(Objective) The listing below must be repeated word for word, with its images excluded.
++++++++
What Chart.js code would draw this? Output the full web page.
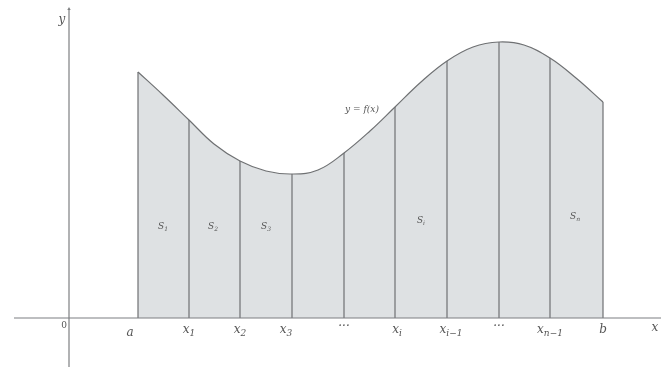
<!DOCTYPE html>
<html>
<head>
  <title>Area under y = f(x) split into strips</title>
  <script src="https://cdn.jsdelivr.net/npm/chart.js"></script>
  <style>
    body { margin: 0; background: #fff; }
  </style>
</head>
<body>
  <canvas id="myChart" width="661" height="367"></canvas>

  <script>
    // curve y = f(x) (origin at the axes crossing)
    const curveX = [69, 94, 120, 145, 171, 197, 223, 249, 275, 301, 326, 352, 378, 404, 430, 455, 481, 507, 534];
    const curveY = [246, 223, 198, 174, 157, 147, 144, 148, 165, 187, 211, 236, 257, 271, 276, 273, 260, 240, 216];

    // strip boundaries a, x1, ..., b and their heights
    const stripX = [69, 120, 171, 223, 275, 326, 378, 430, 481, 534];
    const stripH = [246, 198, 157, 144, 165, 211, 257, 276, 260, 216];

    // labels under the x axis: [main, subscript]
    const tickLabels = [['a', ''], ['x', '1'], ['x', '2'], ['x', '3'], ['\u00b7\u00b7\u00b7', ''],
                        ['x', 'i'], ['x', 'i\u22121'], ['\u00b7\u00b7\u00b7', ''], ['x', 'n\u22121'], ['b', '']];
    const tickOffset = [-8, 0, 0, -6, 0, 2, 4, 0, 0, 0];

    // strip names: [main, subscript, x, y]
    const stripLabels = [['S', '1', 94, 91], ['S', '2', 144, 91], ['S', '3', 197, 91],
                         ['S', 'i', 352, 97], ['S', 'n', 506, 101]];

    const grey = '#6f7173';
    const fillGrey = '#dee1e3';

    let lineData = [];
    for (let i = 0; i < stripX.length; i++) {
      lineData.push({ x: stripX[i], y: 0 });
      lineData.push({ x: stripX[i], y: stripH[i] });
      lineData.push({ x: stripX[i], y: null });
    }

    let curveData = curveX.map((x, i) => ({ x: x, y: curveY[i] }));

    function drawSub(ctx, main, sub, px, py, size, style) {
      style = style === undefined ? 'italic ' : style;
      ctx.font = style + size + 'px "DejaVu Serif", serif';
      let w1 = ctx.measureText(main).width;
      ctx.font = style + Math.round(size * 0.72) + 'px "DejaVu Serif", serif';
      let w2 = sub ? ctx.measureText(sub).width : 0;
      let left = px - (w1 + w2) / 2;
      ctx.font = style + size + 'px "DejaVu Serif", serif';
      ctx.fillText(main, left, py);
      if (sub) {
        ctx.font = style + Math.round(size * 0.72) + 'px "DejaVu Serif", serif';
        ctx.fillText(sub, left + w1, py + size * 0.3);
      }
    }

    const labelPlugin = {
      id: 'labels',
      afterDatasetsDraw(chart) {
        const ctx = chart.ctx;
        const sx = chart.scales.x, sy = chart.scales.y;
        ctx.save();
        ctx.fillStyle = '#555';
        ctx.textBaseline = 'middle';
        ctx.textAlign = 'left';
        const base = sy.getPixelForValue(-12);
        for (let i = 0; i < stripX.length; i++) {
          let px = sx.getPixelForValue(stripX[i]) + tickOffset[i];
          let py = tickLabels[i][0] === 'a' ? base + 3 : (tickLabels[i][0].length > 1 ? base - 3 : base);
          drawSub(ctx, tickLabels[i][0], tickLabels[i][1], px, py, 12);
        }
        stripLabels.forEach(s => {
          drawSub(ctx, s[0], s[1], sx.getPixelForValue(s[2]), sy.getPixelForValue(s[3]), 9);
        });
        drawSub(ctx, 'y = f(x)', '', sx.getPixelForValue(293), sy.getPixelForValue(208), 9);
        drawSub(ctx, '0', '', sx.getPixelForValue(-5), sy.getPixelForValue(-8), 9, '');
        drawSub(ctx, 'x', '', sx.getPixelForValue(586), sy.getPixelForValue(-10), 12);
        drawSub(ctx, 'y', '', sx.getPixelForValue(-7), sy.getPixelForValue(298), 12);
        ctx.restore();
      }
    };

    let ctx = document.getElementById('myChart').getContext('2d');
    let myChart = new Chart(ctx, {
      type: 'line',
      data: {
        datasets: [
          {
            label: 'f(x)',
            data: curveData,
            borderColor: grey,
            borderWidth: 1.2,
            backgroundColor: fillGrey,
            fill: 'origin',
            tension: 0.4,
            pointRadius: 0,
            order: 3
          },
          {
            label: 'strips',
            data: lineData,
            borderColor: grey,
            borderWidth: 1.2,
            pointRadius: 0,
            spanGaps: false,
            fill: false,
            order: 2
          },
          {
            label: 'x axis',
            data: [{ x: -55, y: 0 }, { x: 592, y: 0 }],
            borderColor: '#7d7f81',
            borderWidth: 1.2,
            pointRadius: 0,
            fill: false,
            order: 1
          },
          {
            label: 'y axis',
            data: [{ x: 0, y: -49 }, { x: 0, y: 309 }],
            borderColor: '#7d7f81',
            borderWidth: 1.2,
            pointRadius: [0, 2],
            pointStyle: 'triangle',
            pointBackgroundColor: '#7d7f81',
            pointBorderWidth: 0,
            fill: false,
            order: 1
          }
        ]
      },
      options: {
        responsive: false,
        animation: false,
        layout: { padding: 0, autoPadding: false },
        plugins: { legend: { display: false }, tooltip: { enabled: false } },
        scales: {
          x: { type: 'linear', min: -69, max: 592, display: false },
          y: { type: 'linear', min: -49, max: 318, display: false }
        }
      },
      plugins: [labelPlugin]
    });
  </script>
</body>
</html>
++++++++
(The reply)
What Chart.js code would draw this? Output the full web page.
<!DOCTYPE html>
<html>
<head>
  <title>Area under y = f(x) split into strips</title>
  <script src="https://cdn.jsdelivr.net/npm/chart.js"></script>
  <style>
    body { margin: 0; background: #fff; }
  </style>
</head>
<body>
  <canvas id="myChart" width="661" height="367"></canvas>

  <script>
    // curve y = f(x) (origin at the axes crossing)
    const curveX = [69, 94, 120, 145, 171, 197, 223, 249, 275, 301, 326, 352, 378, 404, 430, 455, 481, 507, 534];
    const curveY = [246, 223, 198, 174, 157, 147, 144, 148, 165, 187, 211, 236, 257, 271, 276, 273, 260, 240, 216];

    // strip boundaries a, x1, ..., b and their heights
    const stripX = [69, 120, 171, 223, 275, 326, 378, 430, 481, 534];
    const stripH = [246, 198, 157, 144, 165, 211, 257, 276, 260, 216];

    // labels under the x axis: [main, subscript]
    const tickLabels = [['a', ''], ['x', '1'], ['x', '2'], ['x', '3'], ['\u00b7\u00b7\u00b7', ''],
                        ['x', 'i'], ['x', 'i\u22121'], ['\u00b7\u00b7\u00b7', ''], ['x', 'n\u22121'], ['b', '']];
    const tickOffset = [-8, 0, 0, -6, 0, 2, 4, 0, 0, 0];

    // strip names: [main, subscript, x, y]
    const stripLabels = [['S', '1', 94, 91], ['S', '2', 144, 91], ['S', '3', 197, 91],
                         ['S', 'i', 352, 97], ['S', 'n', 506, 101]];

    const grey = '#6f7173';
    const fillGrey = '#dee1e3';

    let lineData = [];
    for (let i = 0; i < stripX.length; i++) {
      lineData.push({ x: stripX[i], y: 0 });
      lineData.push({ x: stripX[i], y: stripH[i] });
      lineData.push({ x: stripX[i], y: null });
    }

    let curveData = curveX.map((x, i) => ({ x: x, y: curveY[i] }));

    function drawSub(ctx, main, sub, px, py, size, style) {
      style = style === undefined ? 'italic ' : style;
      ctx.font = style + size + 'px "DejaVu Serif", serif';
      let w1 = ctx.measureText(main).width;
      ctx.font = style + Math.round(size * 0.72) + 'px "DejaVu Serif", serif';
      let w2 = sub ? ctx.measureText(sub).width : 0;
      let left = px - (w1 + w2) / 2;
      ctx.font = style + size + 'px "DejaVu Serif", serif';
      ctx.fillText(main, left, py);
      if (sub) {
        ctx.font = style + Math.round(size * 0.72) + 'px "DejaVu Serif", serif';
        ctx.fillText(sub, left + w1, py + size * 0.3);
      }
    }

    const labelPlugin = {
      id: 'labels',
      afterDatasetsDraw(chart) {
        const ctx = chart.ctx;
        const sx = chart.scales.x, sy = chart.scales.y;
        ctx.save();
        ctx.fillStyle = '#555';
        ctx.textBaseline = 'middle';
        ctx.textAlign = 'left';
        const base = sy.getPixelForValue(-12);
        for (let i = 0; i < stripX.length; i++) {
          let px = sx.getPixelForValue(stripX[i]) + tickOffset[i];
          let py = tickLabels[i][0] === 'a' ? base + 3 : (tickLabels[i][0].length > 1 ? base - 3 : base);
          drawSub(ctx, tickLabels[i][0], tickLabels[i][1], px, py, 12);
        }
        stripLabels.forEach(s => {
          drawSub(ctx, s[0], s[1], sx.getPixelForValue(s[2]), sy.getPixelForValue(s[3]), 9);
        });
        drawSub(ctx, 'y = f(x)', '', sx.getPixelForValue(293), sy.getPixelForValue(208), 9);
        drawSub(ctx, '0', '', sx.getPixelForValue(-5), sy.getPixelForValue(-8), 9, '');
        drawSub(ctx, 'x', '', sx.getPixelForValue(586), sy.getPixelForValue(-10), 12);
        drawSub(ctx, 'y', '', sx.getPixelForValue(-7), sy.getPixelForValue(298), 12);
        ctx.restore();
      }
    };

    let ctx = document.getElementById('myChart').getContext('2d');
    let myChart = new Chart(ctx, {
      type: 'line',
      data: {
        datasets: [
          {
            label: 'f(x)',
            data: curveData,
            borderColor: grey,
            borderWidth: 1.2,
            backgroundColor: fillGrey,
            fill: 'origin',
            tension: 0.4,
            pointRadius: 0,
            order: 3
          },
          {
            label: 'strips',
            data: lineData,
            borderColor: grey,
            borderWidth: 1.2,
            pointRadius: 0,
            spanGaps: false,
            fill: false,
            order: 2
          },
          {
            label: 'x axis',
            data: [{ x: -55, y: 0 }, { x: 592, y: 0 }],
            borderColor: '#7d7f81',
            borderWidth: 1.2,
            pointRadius: 0,
            fill: false,
            order: 1
          },
          {
            label: 'y axis',
            data: [{ x: 0, y: -49 }, { x: 0, y: 309 }],
            borderColor: '#7d7f81',
            borderWidth: 1.2,
            pointRadius: [0, 2],
            pointStyle: 'triangle',
            pointBackgroundColor: '#7d7f81',
            pointBorderWidth: 0,
            fill: false,
            order: 1
          }
        ]
      },
      options: {
        responsive: false,
        animation: false,
        layout: { padding: 0, autoPadding: false },
        plugins: { legend: { display: false }, tooltip: { enabled: false } },
        scales: {
          x: { type: 'linear', min: -69, max: 592, display: false },
          y: { type: 'linear', min: -49, max: 318, display: false }
        }
      },
      plugins: [labelPlugin]
    });
  </script>
</body>
</html>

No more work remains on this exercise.